Apr 14 2020, 11:10 pm

Who hasn’t daydreamed about what it would be like to explore the vastness of open space?

To navigate the stars, explore far off planets, and gaze in wonder and amazement at the sheer magnitude of universes yet to be explored.

Now, you can explore space without even leaving the house.

NASA and the International Space Station (ISS) have joined forces to take you on an intergalactic virtual endeavor to teach you the ins and outs of what it genuinely involves being a real-life astronaut.

The two entities have developed a variety of fun and engaging programs and activities for children of all ages who are short on things to do while at home.

These activities include a training guide on how to become a home astronaut, how to build a hovercraft, how to make a straw rocket, and more.

“We know many students are learning at home right now, and hands-on activities are especially important to keep students engaged and learning,” ISS wrote on its website.

“Our network of ISS partners has pulled together dozens of no-cost activities for the whole family. After all, we are all in this together.”

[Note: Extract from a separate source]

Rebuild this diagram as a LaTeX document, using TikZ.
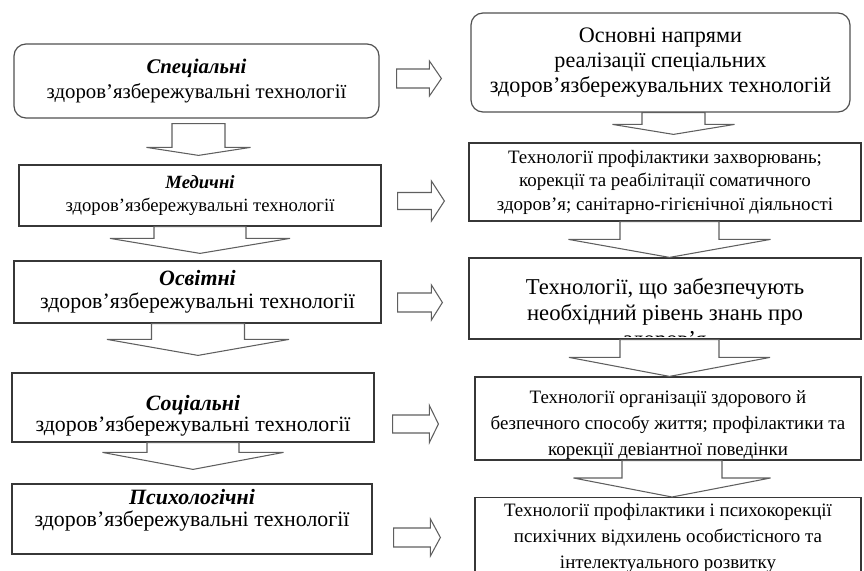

The activities were designed by ISS partners and NASA to encourage students to remain creative, curious, and passionate about science by placing themselves in the role of an astronaut.

ISS announced the learn-from-home program in March to provide a light of hope in these particularly dark times, designed for children who do not fully understand all that is happening and are feeling anxious.

“I think of young people at home, feeling their world so suddenly tossed upside down, worried about their family and friends and their own futures,” Dan Barstow, ISS National Lab Education Manager, said in a blog post.

“In our goals for our work to offer learn-at-home opportunities for young people, we included the goal ‘inspire hope.'”

Barstow continues that the educational programs and activities convey a subtle but significant and universal message.

“Astronauts see the world from space and want to share its beauty and its wholeness,” he explains.

“They help young people see the power of the mysterious universe to pull us to explore.”